The Stability Ball Push-Up is great for developing your inner chest and core. Simply squeeze the sides of a stability ball as hard as you can while you perform the Push-Up. In the video demo, the stability ball is a little too large for my liking, but it gets the job done. If you can find a smaller ball, you'll be able to lengthen your range of motion and get more out of the exercise—but as with anything else in the gym, you must work with what you've got access to.
Performing this to failure is a great method. Since loading this variation isn't ideal, you can go for "the pump" on these.
4. Single-Arm Rollout Push-Up
If the Push-Up and ab wheel had a baby together, this is what that lovechild would look like. It's the perfect amount of awful, and I mean that in the best way possible.
This move engages lots of core, lats and even serratus, in addition to the obvious arm and chest involvement. It's one of my favorite choices for adding a little flair to the basic Push-Up, and it serves as an intro to a Single-Arm Push-Up.
Find a ball about the diameter of a volleyball. This is the perfect elevation for your off-hand during the movement. Set up with one hand on the ground in push-up position and the other on the ball. As you lower your chest to the floor, extend the arm with the ball until your arm is at (or near) full extension. Pause for a comfortable amount of time, then push up as you roll the ball back into the starting position.
This is not an easy variation to load. Perform it as part of your total body warm-up or disguise it as a core exercise that fits into your programming. Eventually, you can progress to a Single-Arm Push-Up, which is probably one of the toughest Push-Ups a person can do.
5. Kettlebell Partial Push-Up
This final variation uses kettlebells with the handles pointed back toward you. Set up with your hands close together and at an angle that will help stimulate your inner chest. I call these Partial Push-Ups because the range of motion is cut a little bit short at the top due to the angle of your hands on the kettlebells.
During the movement, squeeze into the kettlebells similar to the Stability Ball Push-Ups, creating a lot of tension throughout the chest. This is definitely more of an assistance exercise for people whose chest development is lagging.
Quick note on partial range of motion: If you're stopping short of full ROM and believe you're doing the exercise perfectly, that is when problems happen. If you're purposely using a partial ROM to target a certain muscle or have a specific reason for the partial ROM, there are times when that is perfectly OK. 99% of the time, full ROM is the way to go, but there are exceptions.)

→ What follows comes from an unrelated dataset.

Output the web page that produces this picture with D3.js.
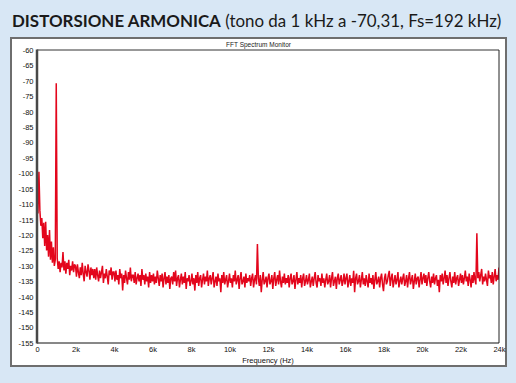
<!DOCTYPE html>
<html><head><meta charset="utf-8">
<script src="https://cdn.jsdelivr.net/npm/d3@7"></script>
<style>html,body{margin:0;padding:0;background:#d8e7f5;} svg{display:block}</style>
</head><body>
<svg id="c" width="516" height="383"></svg>
<script>
// FFT bin width (Hz) of the level array below
const binHz = 50;
const yTicks = [-60,-65,-70,-75,-80,-85,-90,-95,-100,-105,-110,-115,-120,-125,-130,-135,-140,-145,-150,-155];
const xTicks = [0,2000,4000,6000,8000,10000,12000,14000,16000,18000,20000,22000,24000];
const xTickLabels = ["0","2k","4k","6k","8k","10k","12k","14k","16k","18k","20k","22k","24k"];
// spectrum level (dB), one value per 50 Hz bin, 0 .. 24000 Hz (rows of 1 kHz)
const level = [
-111,-113,-99.5,-112,-117,-114.5,-121,-116,-123.5,-115.7,-125,-120,-127,-118.4,-128,-122.1,-129,-124,-130,-128,
-70.8,-127.5,-131,-128.5,-132,-129,-130.5,-125.5,-131.5,-128.5,-132.5,-129,-131,-128,-133,-130,-131.5,-128.5,-132,-129.5,
-130,-133.5,-129.5,-132,-134,-130.5,-133,-129,-132.5,-135,-130,-132,-133.5,-129.5,-131.5,-134.5,-130.5,-133,-131,-134,
-131,-134.5,-130.5,-133,-135,-131.5,-134,-132,-130,-135.5,-132.5,-134,-131,-133.5,-136,-131.5,-133,-130.5,-134.5,-132,
-132,-135,-131.5,-134.5,-133,-136,-131,-134,-132.5,-138,-133,-135.5,-131.5,-134,-136,-132,-134.5,-130.5,-135,-133,
-133,-135.5,-132,-136,-134,-132.5,-135,-133,-136.5,-131,-134.5,-133,-136,-132.5,-135,-133.5,-137,-132,-135.5,-133,
-135,-132.5,-136,-133.5,-135.5,-131.5,-134,-136.5,-133,-135,-132.5,-137,-134,-132,-136,-133.5,-135.5,-133,-137.5,-134,
-133.5,-136,-132,-135,-131.5,-136.5,-134,-133,-137,-134.5,-132.5,-136,-133.5,-135.5,-132,-137.5,-134,-135,-133,-136.5,
-135,-132.5,-136,-134,-138,-133,-135.5,-132,-136.5,-134,-133,-137,-134.5,-132.5,-136,-133.5,-135,-131.5,-136.5,-134,
-133,-136,-134,-132,-137,-135,-133.5,-136.5,-132.5,-135,-134,-138.5,-133,-135.5,-132,-136,-134.5,-133,-137,-135,
-132.5,-135.5,-134,-137,-133,-135,-131.5,-136,-134.5,-133,-137.5,-134,-132,-136,-135,-133.5,-137,-132.5,-135.5,-134,
-135,-133,-136.5,-134,-132.5,-137,-134.5,-133,-136,-122.9,-134,-136.5,-133,-138.5,-134.5,-132,-136,-135,-133.5,-137,
-134,-132.5,-136,-135,-133,-137.5,-134,-132,-136.5,-134.5,-133,-136,-131.5,-135,-137,-133.5,-135.5,-132.5,-136,-134,
-135.5,-133,-137,-134,-132.5,-136,-135,-133,-137.5,-134.5,-132,-136,-134,-135.5,-133,-137,-134,-132.5,-136.5,-135,
-133,-136,-134.5,-132.5,-137,-135,-133.5,-136.5,-134,-132,-135.5,-137,-133,-135,-134,-136.5,-132.5,-135.5,-134,-137,
-134.5,-132.5,-136,-135,-133,-137,-134,-132,-136.5,-135,-133.5,-137.5,-134,-132.5,-136,-134.5,-133,-136.5,-135,-132.5,
-136,-134,-132.5,-137,-135,-133,-136.5,-134,-135.5,-131.6,-138.5,-134,-132.5,-136,-135,-133,-137,-134.5,-132,-136,
-134,-136.5,-133,-135,-137,-132.5,-135.5,-134,-136,-133,-137.5,-134.5,-132,-136,-135,-133.5,-137,-134,-132.5,-136,
-138.2,-134,-132.5,-136,-135,-133,-131.6,-136.5,-134,-132.5,-137,-135,-133,-136,-134.5,-132,-137,-135,-133.5,-136,
-134,-132.5,-136.5,-135,-133,-137,-134,-132,-136,-134.5,-133,-137.5,-135,-132.5,-136,-134,-133.5,-137,-134.5,-132,
-136,-134,-132.5,-135.5,-133,-136.5,-134,-132,-135,-137,-133.5,-135.5,-132.5,-136,-134,-133,-136.5,-134.5,-138.5,-133,
-135,-132.5,-136,-134,-131.5,-135.5,-133,-136.5,-134,-132,-135,-137,-133.5,-135.5,-132,-136,-134,-133,-136.5,-134.5,
-132.5,-135.5,-133,-136,-134,-131.5,-135,-133.5,-136.5,-132.5,-134.5,-137,-133,-135.5,-132,-134.5,-136,-119.4,-134,-132,
-135,-133,-131,-136,-133.5,-135,-132.5,-134.5,-136.5,-131.5,-134,-133,-135.5,-132,-136,-133.5,-131,-135,-133,-134.5,
-130.5
];
const titleBold = "DISTORSIONE ARMONICA";
const titleRest = " (tono da 1 kHz a -70,31, Fs=192 kHz)";
const chartTitle = "FFT Spectrum Monitor";
const xLabel = "Frequency (Hz)";

const svg = d3.select("#c");
const L = 37, R = 499, T = 50, B = 343;
const x = d3.scaleLinear().domain([0, 24000]).range([L, R]);
const y = d3.scaleLinear().domain([-60, -155]).range([T, B]);

svg.append("rect").attr("width",516).attr("height",383).attr("fill","#d8e7f5");

const head = svg.append("text").attr("x",12).attr("y",27)
  .attr("font-family","Lato, 'Open Sans', sans-serif").attr("font-size",17).attr("fill","#1a1a1a");
head.append("tspan").attr("font-weight","bold").text(titleBold);
head.append("tspan").attr("font-weight","normal").text(titleRest);
const w = head.node().getComputedTextLength();
head.attr("font-size", 17 * 490 / w);

svg.append("rect").attr("x",11).attr("y",38).attr("width",495).attr("height",328)
  .attr("fill","#ffffff").attr("stroke","#6e6e6e").attr("stroke-width",2);

svg.append("text").attr("x",258.5).attr("y",47).attr("text-anchor","middle")
  .attr("font-family","'Liberation Sans', Arial, sans-serif").attr("font-size",6.5).attr("fill","#222")
  .text(chartTitle);

svg.append("clipPath").attr("id","pc").append("rect")
  .attr("x",L).attr("y",T).attr("width",R-L).attr("height",B-T);

const pts = level.map((v,i)=>({f:i*binHz, v}));
const line = d3.line().x(d=>x(d.f)).y(d=>y(d.v));
svg.append("path").datum(pts).attr("clip-path","url(#pc)")
  .attr("d", line).attr("fill","none").attr("stroke","#e3061c").attr("stroke-width",1.5)
  .attr("stroke-linejoin","miter").attr("stroke-miterlimit",2);

svg.append("line").attr("x1",L).attr("x2",R).attr("y1",T).attr("y2",T).attr("stroke","#333").attr("stroke-width",1);
svg.append("line").attr("x1",R).attr("x2",R).attr("y1",T).attr("y2",B).attr("stroke","#222").attr("stroke-width",1);
svg.append("line").attr("x1",L).attr("x2",R).attr("y1",B).attr("y2",B).attr("stroke","#111").attr("stroke-width",1);
svg.append("line").attr("x1",L).attr("x2",L).attr("y1",T-0.5).attr("y2",B+0.5).attr("stroke","#484848").attr("stroke-width",2.5);

const yAxis = d3.axisLeft(y).tickValues(yTicks).tickSize(0).tickPadding(3).tickFormat(d=>String(d));
const gy = svg.append("g").attr("transform",`translate(${L-0.5},0)`).call(yAxis);
gy.select(".domain").remove();
gy.selectAll("text").attr("font-family","'Liberation Sans', Arial, sans-serif").attr("font-size",7.5).attr("fill","#111");

const xAxis = d3.axisBottom(x).tickValues(xTicks).tickSize(0).tickPadding(4)
  .tickFormat((d,i)=>xTickLabels[i]);
const gx = svg.append("g").attr("transform",`translate(0,${B})`).call(xAxis);
gx.select(".domain").remove();
gx.selectAll("text").attr("font-family","'Liberation Sans', Arial, sans-serif").attr("font-size",7.5).attr("fill","#111");

svg.append("text").attr("x",(L+R)/2).attr("y",363).attr("text-anchor","middle")
  .attr("font-family","'Liberation Sans', Arial, sans-serif").attr("font-size",7.5).attr("fill","#111")
  .text(xLabel);
</script>
</body></html>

You can also turn the kettlebells around so the handles face away from you. This simple tweak makes it a completely different exercise, giving you more of an elevated Tricep Push-Up and allowing you to lock out the top position (unlike the Partial Push-Up).
As with most things in lifting, you can make small adaptations to customize an exercise to suit your goals. These five Push-Up variations have helped me out, as well as my clients, so give them a try if you see a fit in your programming.